Usability indicates that the users can use this system easily and more intuitively or not. Usability tests were performed with 10 participants by asking users to finish the task. There are 2 different type of participants. The first type covers participants who have experience about designing and editing 3D model and the second ones are participants who never have experience about designing and editing 3D model. Mission for user testing is to see a scanned puzzle sorter box by Kinect, to help each other to design and edit 3D model and compare it to a given box in virtual environment. Subsequently, 3D model is printed and inserted to fit on a box in the actual environment. Furthermore, the hypothesis of this mission is that two users should spend less time than one user to complete the mission. After test the system, one user spent an average time of 7.27 min and two users spent an average of 4.32 min, subsequently, users were given the survey questionnaires call “USE Questionnaire” [12] to evaluate the usability of the system including ease of use, ease of learning, and satisfaction. In addition, The measurement criteria by having the option of Likert Scale, was divided into 5 options: strongly disagree (1), disagree (2), neutral (3), agree (4), and strongly agree (5). The result of a survey showed that the average of the ease of use is 3.125 (62.5%), of ease of learning is 3.5 (70%), and satisfaction is 3.875 (77.5%).

5.3 Value of Specific Task

The specific task of this system is to help users to design and edit 3D model together to complete the task. The system was evaluated by software and hardware testing. Software testing is about the completion of the given task. Hardware testing is to print 3D model from the virtual collaborative work to fit with the actual environment.

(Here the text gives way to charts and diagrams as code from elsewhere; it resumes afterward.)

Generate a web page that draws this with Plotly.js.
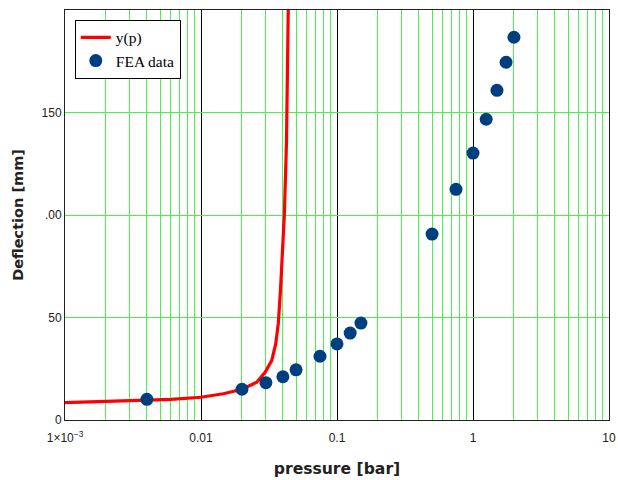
<!DOCTYPE html>
<html>
<head>
<meta charset="utf-8">
<script src="https://cdn.plot.ly/plotly-3.0.1.min.js"></script>
<style>
html,body{margin:0;padding:0;background:#fff;}
#chart{width:618px;height:480px;}
#chart .gridlayer path, #chart .xlines-above, #chart .ylines-above, #chart .xlines-below, #chart .ylines-below {shape-rendering: crispEdges !important;}
</style>
</head>
<body>
<div id="chart"></div>
<script>
// Model curve y(p)
const curveP = [0.001, 0.002, 0.003, 0.006, 0.01, 0.0146, 0.02, 0.0257, 0.0296, 0.0331, 0.0354, 0.037, 0.0383, 0.0396, 0.041, 0.0425, 0.0432, 0.0438];
const curveY = [8.5, 9.0, 9.5, 10.1, 11.1, 12.8, 15.0, 18.4, 23.3, 29.0, 37.0, 47.0, 62.0, 81.0, 100.0, 135.0, 165.0, 200.0];

// FEA data points
const feaP = [0.004, 0.02, 0.03, 0.04, 0.05, 0.075, 0.1, 0.125, 0.15, 0.5, 0.75, 1, 1.25, 1.5, 1.75, 2];
const feaY = [10.1, 15.0, 18.2, 21.1, 24.5, 31.1, 37.1, 42.4, 47.3, 90.7, 112.5, 130.2, 146.7, 160.8, 174.5, 186.7];

// Tick labels
const decades = [0.001, 0.01, 0.1, 1, 10];
const decadeLabels = ["1×10<sup>−3</sup>", "0.01", "0.1", "1", "10"];
const mantissas = [2, 3, 4, 5, 6, 7, 8, 9];
const yTickVals = [0, 50, 100, 150];
const yTickText = ["0", "50", ".00", "150"];

// minor (green) grid positions: 2..9 within each decade
const minorVals = [];
decades.slice(0, -1).forEach(d => mantissas.forEach(m => minorVals.push(d * m)));

const green = "#4cf24c";

const traces = [
  {x: curveP, y: curveY, type: "scatter", mode: "lines", name: "y(p)",
   line: {color: "#ff0000", width: 3.2, shape: "linear"}},
  {x: feaP, y: feaY, type: "scatter", mode: "markers", name: "FEA data",
   marker: {color: "#003f7f", size: 13}},
  // invisible carrier for the overlaid minor-grid axis
  {x: decades, y: [null, null, null, null, null], xaxis: "x2", type: "scatter", mode: "markers",
   showlegend: false, hoverinfo: "skip"}
];

const tickfont = {family: "Liberation Sans, Arial, sans-serif", size: 12, color: "#222"};

const layout = {
  width: 618, height: 480,
  margin: {l: 65, r: 9, t: 10, b: 60},
  paper_bgcolor: "#fff", plot_bgcolor: "#fff",
  showlegend: true,
  legend: {x: 0.018, y: 0.976, xanchor: "left", yanchor: "top",
           bgcolor: "#fff", bordercolor: "#000", borderwidth: 1,
           font: {family: "Liberation Serif, Times New Roman, serif", size: 15.5, color: "#000"},
           itemwidth: 30, tracegroupgap: 0},
  xaxis2: {type: "log", range: [-3, 1], overlaying: "x", side: "bottom",
           tickvals: minorVals, ticktext: minorVals.map(() => ""),
           showgrid: true, gridcolor: green, gridwidth: 1,
           showline: false, ticks: "", zeroline: false, showticklabels: false},
  xaxis: {type: "log", range: [-3, 1], tickvals: decades, ticktext: decadeLabels,
          showgrid: true, gridcolor: "#000", gridwidth: 1,
          showline: true, linecolor: "#222", linewidth: 1, mirror: true,
          ticks: "", zeroline: false, ticklabelstandoff: 7,
          tickfont: tickfont,
          title: {text: "pressure [bar]", standoff: 18,
                  font: {family: "DejaVu Sans, Verdana, sans-serif", size: 15.6, color: "#222", weight: "bold"}}},
  yaxis: {range: [0, 200], tickvals: yTickVals, ticktext: yTickText,
          showgrid: true, gridcolor: green, gridwidth: 1,
          showline: true, linecolor: "#222", linewidth: 1, mirror: true,
          ticks: "", zeroline: false,
          tickfont: tickfont,
          title: {text: "Deflection [mm]", standoff: 14,
                  font: {family: "DejaVu Sans, Verdana, sans-serif", size: 14.5, color: "#222", weight: "bold"}}}
};

Plotly.newPlot("chart", traces, layout, {displayModeBar: false, staticPlot: true});
</script>
</body>
</html>
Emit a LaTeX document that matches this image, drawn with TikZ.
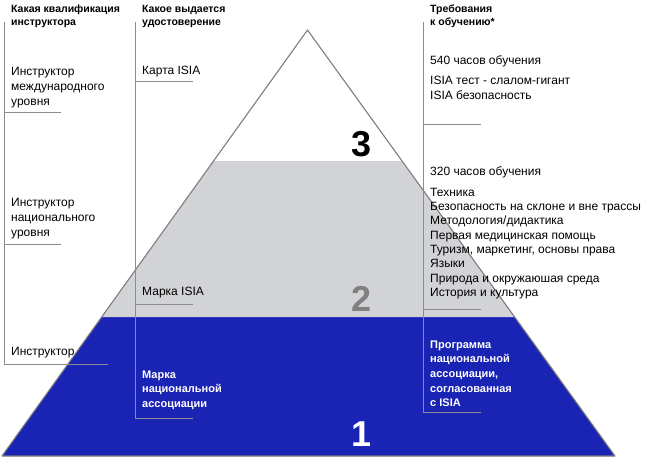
\documentclass[tikz,border=0pt]{standalone}
\usepackage{fontspec}
\setmainfont{Liberation Sans}
\usepackage{tikz}
\usetikzlibrary{calc}
\definecolor{isiaBlue}{RGB}{26,36,180}
\definecolor{isiaGray}{RGB}{210,211,214}
\definecolor{edgeGray}{RGB}{125,125,125}
\definecolor{tickGray}{RGB}{140,140,140}
\definecolor{numGray}{RGB}{128,128,128}

\begin{document}
\begin{tikzpicture}[x=1pt, y=-1pt,
  hdr/.style={anchor=base west, inner sep=0pt, align=left,
    font=\fontsize{10.5}{12.8}\selectfont\bfseries},
  lbl/.style={anchor=base west, inner sep=0pt, align=left,
    font=\fontsize{12}{15}\selectfont},
  lst/.style={anchor=base west, inner sep=0pt, align=left,
    font=\fontsize{12}{14.3}\selectfont},
  wlbl/.style={anchor=base west, inner sep=0pt, align=left, text=white,
    font=\fontsize{11}{14.6}\selectfont\bfseries},
  num/.style={anchor=base, inner sep=0pt,
    font=\fontsize{36}{36}\selectfont\bfseries},
  bracket/.style={draw=tickGray, line width=0.8pt}]
\useasboundingbox (0,0) rectangle (653,467);
% pyramid
\coordinate (apex) at (307.5,30);
\coordinate (baseL) at (2,456);
\coordinate (baseR) at (615,456);
\coordinate (grayL) at ($(apex)!0.3075!(baseL)$);
\coordinate (grayR) at ($(apex)!0.3075!(baseR)$);
\coordinate (blueL) at ($(apex)!0.6737!(baseL)$);
\coordinate (blueR) at ($(apex)!0.6737!(baseR)$);
\fill[isiaBlue] (blueL) -- (blueR) -- (baseR) -- (baseL) -- cycle;
\fill[isiaGray] (grayL) -- (grayR) -- (blueR) -- (blueL) -- cycle;
\draw[edgeGray, line width=1.1pt, line join=round] (apex) -- (baseR) -- (baseL) -- cycle;
\node[num, text=black] (numThree) at (362,156) {3};
\node[num, text=numGray] (numTwo) at (362,311) {2};
\node[num, text=white] (numOne) at (362,446) {1};
% brackets
\draw[bracket] (4,22) -- (4,364) -- (108,364);
\draw[bracket] (4,112) -- (61,112);
\draw[bracket] (4,244) -- (61,244);
\draw[bracket] (135,22) -- (135,418) -- (193,418);
\draw[bracket] (135,81) -- (193,81);
\draw[bracket] (135,304) -- (193,304);
\draw[bracket] (423,22) -- (423,412) -- (481,412);
\draw[bracket] (423,124) -- (481,124);
\draw[bracket] (423,309) -- (481,309);
% headers (base = last line)
\node[hdr] (hdrQual) at (11,25) {Какая квалификация\\инструктора};
\node[hdr] (hdrCert) at (142,25) {Какое выдается\\удостоверение};
\node[hdr] (hdrReq) at (430,25) {Требования\\к обучению*};
% qualification
\node[lbl] (qualIntl) at (11,105) {Инструктор\\международного\\уровня};
\node[lbl] (qualNat) at (11,236) {Инструктор\\национального\\уровня};
\node[lbl] (qualBase) at (11,355) {Инструктор};
% certificate
\node[lbl] (certCard) at (142,74) {Карта ISIA};
\node[lbl] (certMark) at (142,295) {Марка ISIA};
\node[wlbl] (certNat) at (142,407.5) {Марка\\национальной\\ассоциации};
% requirements
\node[lbl] (reqHours) at (430,64) {540 часов обучения};
\node[lbl] (reqTest) at (430,99.5) {ISIA тест - слалом-гигант\\ISIA безопасность};
\node[lbl] (reqMid) at (430,175) {320 часов обучения};
\node[lst] (reqList) at (430,296.3) {Техника\\Безопасность на склоне и вне трассы\\Методология/дидактика\\Первая медицинская помощь\\Туризм, маркетинг, основы права\\Языки\\Природа и окружаюшая среда\\История и культура};
\node[wlbl] (reqNat) at (430,406.6) {Программа\\национальной\\ассоциации,\\согласованная\\с ISIA};
\end{tikzpicture}
\end{document}
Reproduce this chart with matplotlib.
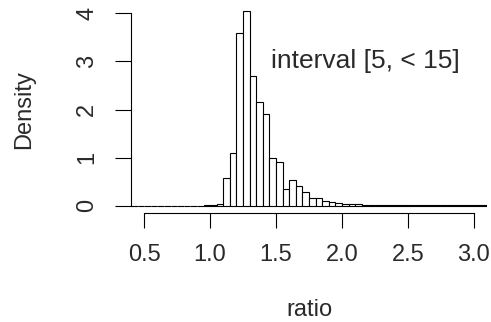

5.4 Discussions and Conclusions

From the result, this proposed system can help multi users to create, edit 3D models together, export file to .STL file for printing the 3D model to fit with the actual environment. The user can see and communicate with another one via the avatar by using virtual reality and can see the same 3D scanned environment in real-time. The result of the survey showed that users were satisfied with the system because the average of ease of use, ease of learning, and satisfaction were greater than 50%. However, most users who used VR for the first time needed some tutorials or examples of how to use this system. In addition, users could collaboratively apply the features within the proposed system to create a prototype-like object. The bottleneck of this system is the network. For the current version, the users cannot join the same room from the different network. In the future work, this system needs more features for users to support the design of more complicated models and better embedded tutorials.